Anyhow, one of the things that got me thinking the most about in the movie was our relationship to nature, as one of the main themes in the movies is connection to the living world, while at the same time the movie as a whole was about and encouraged us to disconnect from the real world. In general, the movie did the strange thing of celebrating something that is more organic than than the truly organic. The whole thing struck me as a little bit off, but in general, I guess that after contemplating these conflicting ideas I ended up thinking more about how I should be embracing the natural world, and in general made me worried about how new media could be increasing the gap between it and myself.

Anxieties about new media are brought up by Lister, et al. in chapter 1.5.3 of New Media: A Critical Introduction, which got me thing about this. People have always had worries about new technology. I remember reading something along the line of that when writing was introduced to ancient Greece, people were worried about its impact on oral tradition and people’s memories. In general, it seems obvious that people who enjoy the current situation are always going to be afraid of change.

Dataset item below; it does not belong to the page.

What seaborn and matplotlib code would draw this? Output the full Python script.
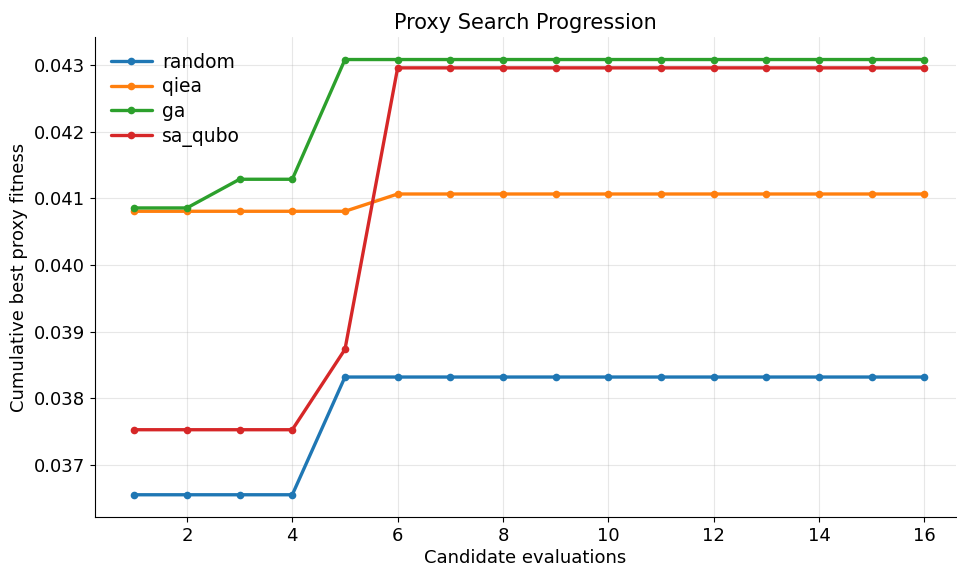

In general though, new media didn’t create this gap between us and the organic world, it has been growing some time. In America, jobs on farms started to be displaced by jobs in factories over a hundred years ago. It seems like now, there is actually an emphasis being put on having greener workplaces, so in certain ways the situation might even be getting better. In Blade Runner and other science fiction movies, they portray a future with our world covered in metal with everything as having been in some way engineered by man. I believe that in many ways society is fighting against this post-modernist image of the future, and I generally don’t see it happening, but my fear is that new media does encourage us to lose touch with our natural surroundings. I think that generally, most people feel the need to get outside and to have organic things around them, however I know that I can lose touch with that need pretty easily and I think it might be that way for some other adults. When I was a kid, growing up with the internet and TV, I didn’t even see the importance of spending time outside at all, and I would say many kids today are probably the same way.

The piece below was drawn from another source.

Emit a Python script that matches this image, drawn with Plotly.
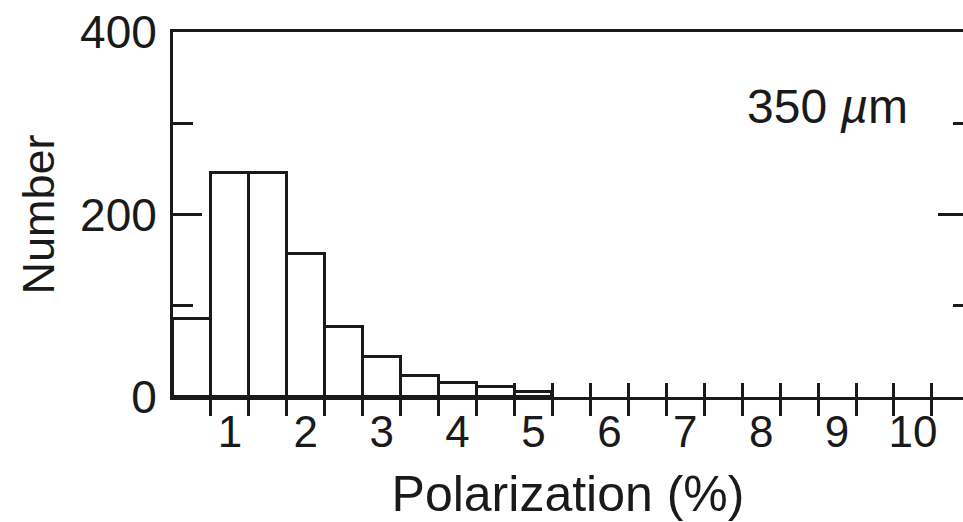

It was in my late teens I think when really started to see what may have been more obvious for others, which is the benefit of connecting with the natural world. While the excitement in the outdoors might not be as in your face as movies or video games, it is free, it is your own (in the sense you that you find it for yourself), it is awe inspiringly complex, awe inspiringly simple, and the connection is much more intense and feels better than anything I believe new media can offer. It also seems to be able to offer answers to quite a few questions if you look for them. It seems like especially since the Enlightenment, as people move away from religion, it has become more important to find a sort of spiritual fulfillment else where, and nature seems is an obvious places for this. As the type of person who gets so caught up in doing work that I can go for days with only a few hours outdoors, keeping this in mind is especially important.

Then come in nature documentaries. To me they seem to serve as a cheap nature fix. While these do help me to appreciate the outside world, and teach me things that I wouldn’t have learned from just “being outdoors” I can not help but feel a little bit strange that my I spend most of my time experiencing the outside world from my couch. I feel like new media generally encourages us to live a synthetic connection with the natural world, but to what point is it real? I know it can definitely feel real sometimes, and according to my New Media teacher, Nicola Martinez, it really does feel like we are actually there, but does it have the same spiritual benefits? For some reason, Avatar made the connection feel incredibly hollow to me.

Of course, there is a beauty and a spiritual quality in exploring the depths of our imagination and feeling the emotions that we can feel through new media and media in general. This is essentially what keeps me coming back.

The the discussion of the relationship between technology, entertainment, and the natural world is definitely not a new one, however I feel like I have not heard it talked about very muc
h recently. Anyhow, I guess I wrote this for myself as a reminder that as a new media artist, while I strive to create exciting new worlds it is also important to look at the world that is here around me.

Lister, et al. New Media: A Critical Introduction. London and New York: Routledge, 2009. Print.

Martinez, Nicola. “History and Theory of New Media Week 4” Google Wave with author, quote from PhD Dissertation. Feb 16, 2010.